1990年代初めから、育児休業制度や時短勤務制度などを導入し、働く女性を支援してきました。近年の支援内容としては、事業所内保育所「カンガルーム」を開設して仕事しやすい環境を整えています。
また、資生堂は女性リーダー育成塾「NEXT LEADERSHIP SESSION for WOMEN」を開催するなど、仕事に意欲を持っている方に対して成長の場を提供しています。育児と仕事の両立を頑張る女性社員の支援を充実させているため、マミートラック対策の参考におすすめの企業です。
アサヒグループホールディングス
出典元:『アサヒグループホールディングス 公式ホームページ』
アサヒグループホールディングスでは、社員一人ひとりが輝くために、2021年3月に「ダイバーシティ&インクルージョンステートメント」を策定しました。職種や世代が異なるメンバーの意見を反映させて、働きやすい職場づくりに取り組んでいます。従業員から意見を収集して、職場改善をしていく担当者を社内公募で決めました。

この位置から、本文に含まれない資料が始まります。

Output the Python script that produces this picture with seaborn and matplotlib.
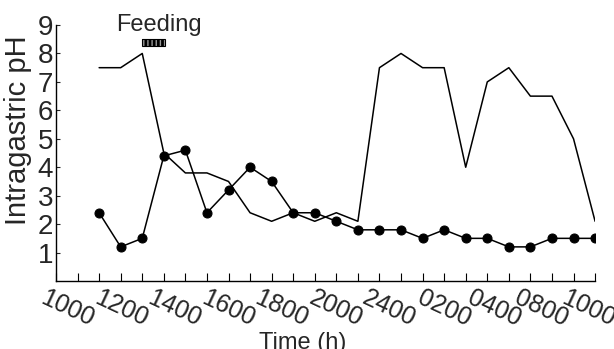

同施策により、昇進・昇格要件や評価制度が見直し、育児や介護などのライフスタイルや価値観を尊重しながら働ける職場を実現しています。同社は経営層における女性比率が22%と他社よりも高いことでも知られています。
メルカリ
出典元:『メルカリ 公式ホームページ』
株式会社メルカリでは、どのような人にも平等なチャンスと適切なサポートをして、従業員が働きやすい職場環境を整備しています。
女性は結婚や出産、育児、介護などでライフスタイルが大きく変わりますが、自分らしく活躍できる環境や機会をつくるためのコミュニティ「Women@Mercari」を立ち上げています。
コミュニティでは、エンジニア育成プログラム「Build@Mercari」や、女性エンジニアのキャリア形成に関する悩み相談ができる「Women Who Code」が用意されており、育児と仕事の両立に悩む方を支えているのです。
まとめ
マミートラックは、育児をしながら仕事を頑張りたい女性の労働意欲を低下させてしまいます。仕事に意欲的な人が離職してしまうと、企業側も大きな損失を被ります。そのため、マミートラック対策をして育児と仕事の両立がしやすい職場をつくりましょう。
今回は、マミートラック対策に取り組んでいる企業事例をご紹介しました。企業事例を参考にしながら対策をしてみてください。